* _DIRECTIONS_
Show each line from the listing that includes the word "matplotlib".

* _SOURCE DATA_
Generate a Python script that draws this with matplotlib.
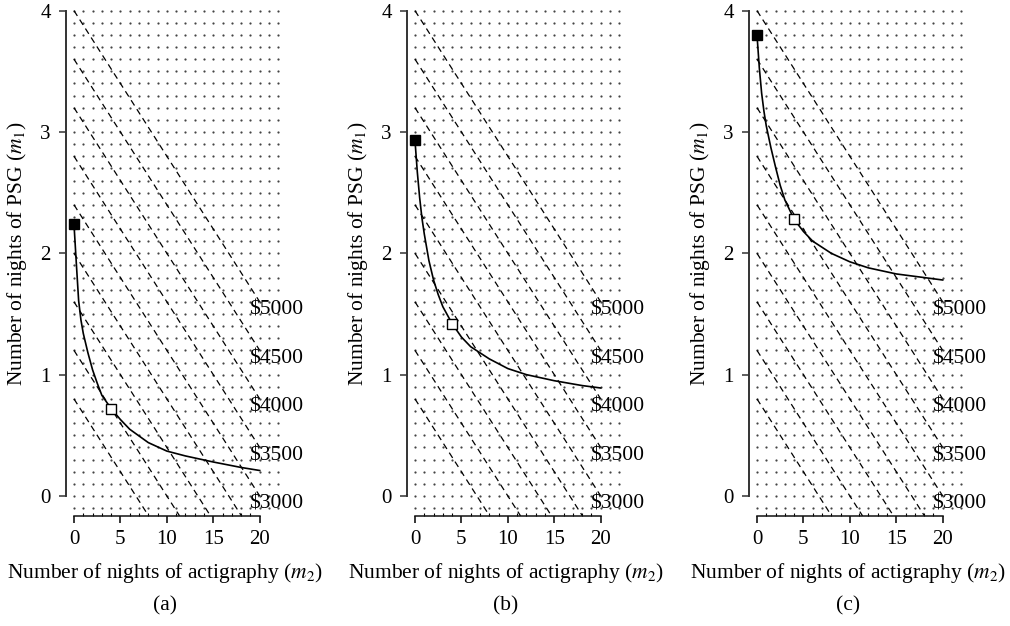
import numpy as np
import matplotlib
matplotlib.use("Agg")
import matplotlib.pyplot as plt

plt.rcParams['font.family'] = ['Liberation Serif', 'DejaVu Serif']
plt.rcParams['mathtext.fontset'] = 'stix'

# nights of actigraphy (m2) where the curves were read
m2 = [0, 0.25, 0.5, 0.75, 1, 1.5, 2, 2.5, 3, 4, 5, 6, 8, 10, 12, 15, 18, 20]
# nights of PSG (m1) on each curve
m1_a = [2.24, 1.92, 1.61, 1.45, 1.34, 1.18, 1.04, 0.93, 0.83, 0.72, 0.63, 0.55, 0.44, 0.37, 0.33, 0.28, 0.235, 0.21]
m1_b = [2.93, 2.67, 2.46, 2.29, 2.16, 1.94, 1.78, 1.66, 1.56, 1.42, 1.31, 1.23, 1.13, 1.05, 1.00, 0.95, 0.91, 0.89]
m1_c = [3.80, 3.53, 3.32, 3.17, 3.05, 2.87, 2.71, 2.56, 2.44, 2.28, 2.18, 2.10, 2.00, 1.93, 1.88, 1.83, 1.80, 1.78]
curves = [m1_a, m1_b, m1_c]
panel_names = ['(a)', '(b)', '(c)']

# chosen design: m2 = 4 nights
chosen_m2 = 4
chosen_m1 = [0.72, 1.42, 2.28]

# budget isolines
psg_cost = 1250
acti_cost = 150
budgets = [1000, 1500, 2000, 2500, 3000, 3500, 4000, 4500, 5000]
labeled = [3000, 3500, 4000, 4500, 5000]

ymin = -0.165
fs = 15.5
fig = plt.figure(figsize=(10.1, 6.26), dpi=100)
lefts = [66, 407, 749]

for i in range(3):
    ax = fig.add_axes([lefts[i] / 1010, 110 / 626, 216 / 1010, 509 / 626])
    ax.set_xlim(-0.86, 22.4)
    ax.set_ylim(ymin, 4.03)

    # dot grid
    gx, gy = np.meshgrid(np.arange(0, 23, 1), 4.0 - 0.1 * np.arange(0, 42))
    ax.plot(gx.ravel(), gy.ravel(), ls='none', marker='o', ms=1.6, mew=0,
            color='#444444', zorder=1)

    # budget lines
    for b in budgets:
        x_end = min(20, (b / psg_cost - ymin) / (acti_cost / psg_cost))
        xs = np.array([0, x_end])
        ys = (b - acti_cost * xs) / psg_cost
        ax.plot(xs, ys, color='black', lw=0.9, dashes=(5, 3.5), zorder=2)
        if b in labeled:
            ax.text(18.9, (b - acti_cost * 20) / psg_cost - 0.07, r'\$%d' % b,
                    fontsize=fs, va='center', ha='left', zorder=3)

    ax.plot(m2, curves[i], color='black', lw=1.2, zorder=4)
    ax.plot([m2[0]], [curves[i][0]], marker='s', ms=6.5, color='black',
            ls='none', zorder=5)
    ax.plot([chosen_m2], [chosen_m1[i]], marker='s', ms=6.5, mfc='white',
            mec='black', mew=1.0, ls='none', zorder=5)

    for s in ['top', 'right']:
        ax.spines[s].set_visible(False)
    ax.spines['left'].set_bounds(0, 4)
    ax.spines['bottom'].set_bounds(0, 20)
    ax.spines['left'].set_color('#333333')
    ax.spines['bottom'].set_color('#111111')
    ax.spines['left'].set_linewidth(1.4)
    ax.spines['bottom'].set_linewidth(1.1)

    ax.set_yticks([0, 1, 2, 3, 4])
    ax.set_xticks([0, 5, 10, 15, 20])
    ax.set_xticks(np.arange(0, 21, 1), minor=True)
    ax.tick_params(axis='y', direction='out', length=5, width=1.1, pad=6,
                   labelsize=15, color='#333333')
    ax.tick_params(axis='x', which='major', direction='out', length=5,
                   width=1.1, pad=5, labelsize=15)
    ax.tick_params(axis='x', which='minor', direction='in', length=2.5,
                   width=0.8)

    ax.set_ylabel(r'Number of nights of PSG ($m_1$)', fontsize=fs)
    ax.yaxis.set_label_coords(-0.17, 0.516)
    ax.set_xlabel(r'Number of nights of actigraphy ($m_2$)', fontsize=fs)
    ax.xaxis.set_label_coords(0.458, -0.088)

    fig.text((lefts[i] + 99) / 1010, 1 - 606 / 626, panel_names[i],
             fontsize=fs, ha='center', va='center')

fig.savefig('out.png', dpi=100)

* _SOLUTION FOR THIS TASK_
Generate a Python script that draws this with matplotlib.
import matplotlib
matplotlib.use("Agg")
import matplotlib.pyplot as plt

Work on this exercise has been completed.